● STATED PROBLEM
All of the material should be reproduced exactly, with pictures left out.
──────── GIVEN MATERIAL
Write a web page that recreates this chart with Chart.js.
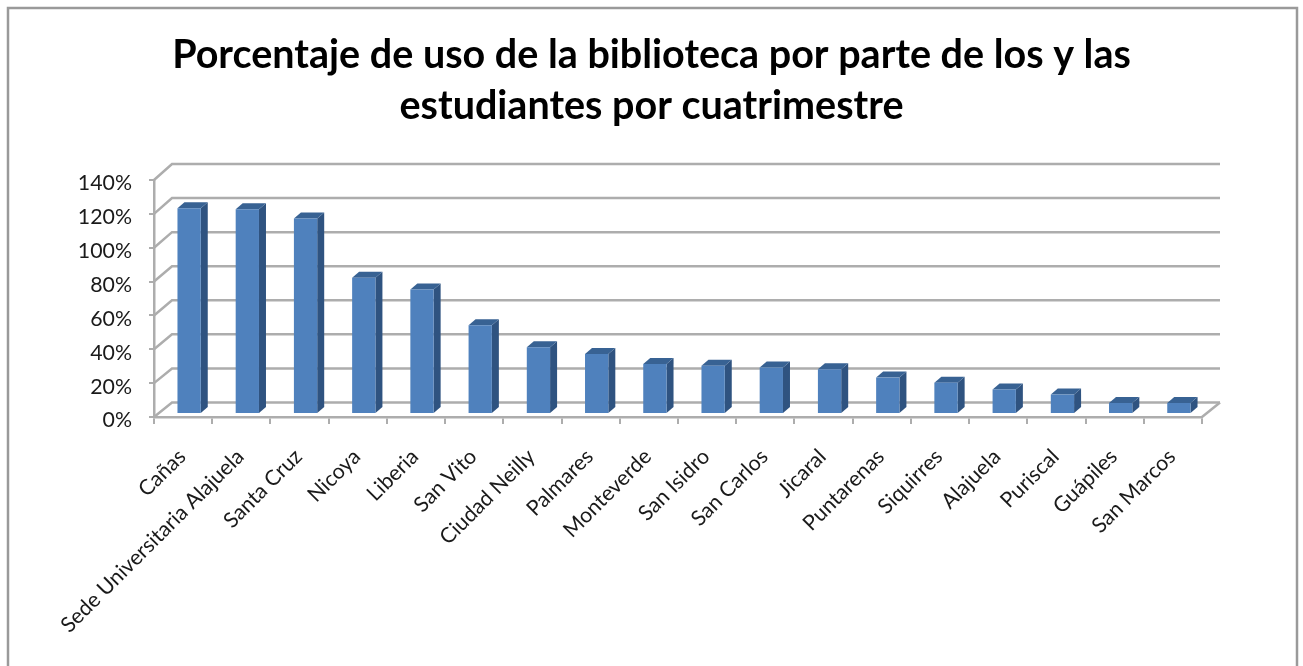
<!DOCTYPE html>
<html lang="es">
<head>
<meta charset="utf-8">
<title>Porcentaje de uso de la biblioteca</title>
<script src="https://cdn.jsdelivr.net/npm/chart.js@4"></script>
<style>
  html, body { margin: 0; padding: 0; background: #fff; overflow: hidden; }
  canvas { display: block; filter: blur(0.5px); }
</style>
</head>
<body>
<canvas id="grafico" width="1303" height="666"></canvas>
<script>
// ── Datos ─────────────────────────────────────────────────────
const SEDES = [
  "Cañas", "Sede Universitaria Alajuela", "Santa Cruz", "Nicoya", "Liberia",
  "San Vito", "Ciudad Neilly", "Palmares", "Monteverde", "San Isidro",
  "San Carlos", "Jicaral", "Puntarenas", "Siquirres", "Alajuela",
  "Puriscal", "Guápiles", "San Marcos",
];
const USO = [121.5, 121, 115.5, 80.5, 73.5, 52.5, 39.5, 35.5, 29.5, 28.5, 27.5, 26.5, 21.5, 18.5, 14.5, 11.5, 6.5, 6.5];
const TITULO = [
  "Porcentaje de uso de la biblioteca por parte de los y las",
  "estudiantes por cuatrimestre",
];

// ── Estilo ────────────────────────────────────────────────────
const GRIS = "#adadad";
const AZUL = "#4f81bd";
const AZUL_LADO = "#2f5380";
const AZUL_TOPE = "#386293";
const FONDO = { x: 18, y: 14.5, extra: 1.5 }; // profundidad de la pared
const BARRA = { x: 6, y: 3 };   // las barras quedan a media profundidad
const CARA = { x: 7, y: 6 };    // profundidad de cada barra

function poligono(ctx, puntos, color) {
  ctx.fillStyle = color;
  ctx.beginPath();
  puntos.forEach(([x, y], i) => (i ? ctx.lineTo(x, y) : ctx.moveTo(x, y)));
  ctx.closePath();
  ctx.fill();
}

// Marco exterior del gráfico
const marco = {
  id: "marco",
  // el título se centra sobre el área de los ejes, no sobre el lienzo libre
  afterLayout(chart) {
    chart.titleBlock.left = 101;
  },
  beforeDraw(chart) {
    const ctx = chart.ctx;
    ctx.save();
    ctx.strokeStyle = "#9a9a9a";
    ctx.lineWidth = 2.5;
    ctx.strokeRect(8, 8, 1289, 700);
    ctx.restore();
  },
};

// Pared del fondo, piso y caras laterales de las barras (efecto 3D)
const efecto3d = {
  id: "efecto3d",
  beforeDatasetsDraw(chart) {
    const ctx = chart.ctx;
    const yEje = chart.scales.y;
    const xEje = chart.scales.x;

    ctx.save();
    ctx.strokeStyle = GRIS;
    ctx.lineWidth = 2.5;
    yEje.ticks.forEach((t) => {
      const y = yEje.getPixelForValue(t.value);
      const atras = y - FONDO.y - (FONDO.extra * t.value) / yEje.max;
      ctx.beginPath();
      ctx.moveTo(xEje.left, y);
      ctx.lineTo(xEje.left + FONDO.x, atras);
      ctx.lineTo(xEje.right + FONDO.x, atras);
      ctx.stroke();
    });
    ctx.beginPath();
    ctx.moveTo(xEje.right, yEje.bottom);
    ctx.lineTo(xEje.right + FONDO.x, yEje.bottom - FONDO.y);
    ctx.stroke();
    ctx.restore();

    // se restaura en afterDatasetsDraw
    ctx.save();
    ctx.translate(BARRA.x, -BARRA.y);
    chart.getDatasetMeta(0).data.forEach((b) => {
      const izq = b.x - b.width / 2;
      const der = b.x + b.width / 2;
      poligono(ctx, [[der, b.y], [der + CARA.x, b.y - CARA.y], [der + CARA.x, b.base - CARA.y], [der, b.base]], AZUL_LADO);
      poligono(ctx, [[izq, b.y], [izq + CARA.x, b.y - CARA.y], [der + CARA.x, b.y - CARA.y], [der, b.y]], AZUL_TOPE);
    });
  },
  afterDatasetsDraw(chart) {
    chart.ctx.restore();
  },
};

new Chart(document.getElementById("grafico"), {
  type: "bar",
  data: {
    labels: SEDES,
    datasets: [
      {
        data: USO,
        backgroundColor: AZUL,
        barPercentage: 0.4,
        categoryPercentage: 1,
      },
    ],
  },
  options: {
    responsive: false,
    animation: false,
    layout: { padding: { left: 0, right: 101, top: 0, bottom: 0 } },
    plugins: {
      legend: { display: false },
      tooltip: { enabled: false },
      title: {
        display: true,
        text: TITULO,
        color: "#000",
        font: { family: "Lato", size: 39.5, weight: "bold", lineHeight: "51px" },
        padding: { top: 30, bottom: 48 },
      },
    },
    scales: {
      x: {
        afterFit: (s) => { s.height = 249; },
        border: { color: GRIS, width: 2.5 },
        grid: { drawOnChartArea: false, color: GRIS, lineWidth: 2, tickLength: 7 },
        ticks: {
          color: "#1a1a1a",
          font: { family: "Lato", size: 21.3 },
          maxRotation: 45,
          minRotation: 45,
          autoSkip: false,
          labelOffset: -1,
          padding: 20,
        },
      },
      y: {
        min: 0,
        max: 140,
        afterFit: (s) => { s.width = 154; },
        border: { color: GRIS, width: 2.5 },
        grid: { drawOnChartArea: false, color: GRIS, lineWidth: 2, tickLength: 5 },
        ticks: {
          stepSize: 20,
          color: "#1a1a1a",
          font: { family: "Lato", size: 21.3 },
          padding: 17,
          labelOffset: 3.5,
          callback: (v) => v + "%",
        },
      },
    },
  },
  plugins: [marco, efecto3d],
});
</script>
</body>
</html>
────────────────
● ANSWER
Write a web page that recreates this chart with Chart.js.
<!DOCTYPE html>
<html lang="es">
<head>
<meta charset="utf-8">
<title>Porcentaje de uso de la biblioteca</title>
<script src="https://cdn.jsdelivr.net/npm/chart.js@4"></script>
<style>
  html, body { margin: 0; padding: 0; background: #fff; overflow: hidden; }
  canvas { display: block; filter: blur(0.5px); }
</style>
</head>
<body>
<canvas id="grafico" width="1303" height="666"></canvas>
<script>
// ── Datos ─────────────────────────────────────────────────────
const SEDES = [
  "Cañas", "Sede Universitaria Alajuela", "Santa Cruz", "Nicoya", "Liberia",
  "San Vito", "Ciudad Neilly", "Palmares", "Monteverde", "San Isidro",
  "San Carlos", "Jicaral", "Puntarenas", "Siquirres", "Alajuela",
  "Puriscal", "Guápiles", "San Marcos",
];
const USO = [121.5, 121, 115.5, 80.5, 73.5, 52.5, 39.5, 35.5, 29.5, 28.5, 27.5, 26.5, 21.5, 18.5, 14.5, 11.5, 6.5, 6.5];
const TITULO = [
  "Porcentaje de uso de la biblioteca por parte de los y las",
  "estudiantes por cuatrimestre",
];

// ── Estilo ────────────────────────────────────────────────────
const GRIS = "#adadad";
const AZUL = "#4f81bd";
const AZUL_LADO = "#2f5380";
const AZUL_TOPE = "#386293";
const FONDO = { x: 18, y: 14.5, extra: 1.5 }; // profundidad de la pared
const BARRA = { x: 6, y: 3 };   // las barras quedan a media profundidad
const CARA = { x: 7, y: 6 };    // profundidad de cada barra

function poligono(ctx, puntos, color) {
  ctx.fillStyle = color;
  ctx.beginPath();
  puntos.forEach(([x, y], i) => (i ? ctx.lineTo(x, y) : ctx.moveTo(x, y)));
  ctx.closePath();
  ctx.fill();
}

// Marco exterior del gráfico
const marco = {
  id: "marco",
  // el título se centra sobre el área de los ejes, no sobre el lienzo libre
  afterLayout(chart) {
    chart.titleBlock.left = 101;
  },
  beforeDraw(chart) {
    const ctx = chart.ctx;
    ctx.save();
    ctx.strokeStyle = "#9a9a9a";
    ctx.lineWidth = 2.5;
    ctx.strokeRect(8, 8, 1289, 700);
    ctx.restore();
  },
};

// Pared del fondo, piso y caras laterales de las barras (efecto 3D)
const efecto3d = {
  id: "efecto3d",
  beforeDatasetsDraw(chart) {
    const ctx = chart.ctx;
    const yEje = chart.scales.y;
    const xEje = chart.scales.x;

    ctx.save();
    ctx.strokeStyle = GRIS;
    ctx.lineWidth = 2.5;
    yEje.ticks.forEach((t) => {
      const y = yEje.getPixelForValue(t.value);
      const atras = y - FONDO.y - (FONDO.extra * t.value) / yEje.max;
      ctx.beginPath();
      ctx.moveTo(xEje.left, y);
      ctx.lineTo(xEje.left + FONDO.x, atras);
      ctx.lineTo(xEje.right + FONDO.x, atras);
      ctx.stroke();
    });
    ctx.beginPath();
    ctx.moveTo(xEje.right, yEje.bottom);
    ctx.lineTo(xEje.right + FONDO.x, yEje.bottom - FONDO.y);
    ctx.stroke();
    ctx.restore();

    // se restaura en afterDatasetsDraw
    ctx.save();
    ctx.translate(BARRA.x, -BARRA.y);
    chart.getDatasetMeta(0).data.forEach((b) => {
      const izq = b.x - b.width / 2;
      const der = b.x + b.width / 2;
      poligono(ctx, [[der, b.y], [der + CARA.x, b.y - CARA.y], [der + CARA.x, b.base - CARA.y], [der, b.base]], AZUL_LADO);
      poligono(ctx, [[izq, b.y], [izq + CARA.x, b.y - CARA.y], [der + CARA.x, b.y - CARA.y], [der, b.y]], AZUL_TOPE);
    });
  },
  afterDatasetsDraw(chart) {
    chart.ctx.restore();
  },
};

new Chart(document.getElementById("grafico"), {
  type: "bar",
  data: {
    labels: SEDES,
    datasets: [
      {
        data: USO,
        backgroundColor: AZUL,
        barPercentage: 0.4,
        categoryPercentage: 1,
      },
    ],
  },
  options: {
    responsive: false,
    animation: false,
    layout: { padding: { left: 0, right: 101, top: 0, bottom: 0 } },
    plugins: {
      legend: { display: false },
      tooltip: { enabled: false },
      title: {
        display: true,
        text: TITULO,
        color: "#000",
        font: { family: "Lato", size: 39.5, weight: "bold", lineHeight: "51px" },
        padding: { top: 30, bottom: 48 },
      },
    },
    scales: {
      x: {
        afterFit: (s) => { s.height = 249; },
        border: { color: GRIS, width: 2.5 },
        grid: { drawOnChartArea: false, color: GRIS, lineWidth: 2, tickLength: 7 },
        ticks: {
          color: "#1a1a1a",
          font: { family: "Lato", size: 21.3 },
          maxRotation: 45,
          minRotation: 45,
          autoSkip: false,
          labelOffset: -1,
          padding: 20,
        },
      },
      y: {
        min: 0,
        max: 140,
        afterFit: (s) => { s.width = 154; },
        border: { color: GRIS, width: 2.5 },
        grid: { drawOnChartArea: false, color: GRIS, lineWidth: 2, tickLength: 5 },
        ticks: {
          stepSize: 20,
          color: "#1a1a1a",
          font: { family: "Lato", size: 21.3 },
          padding: 17,
          labelOffset: 3.5,
          callback: (v) => v + "%",
        },
      },
    },
  },
  plugins: [marco, efecto3d],
});
</script>
</body>
</html>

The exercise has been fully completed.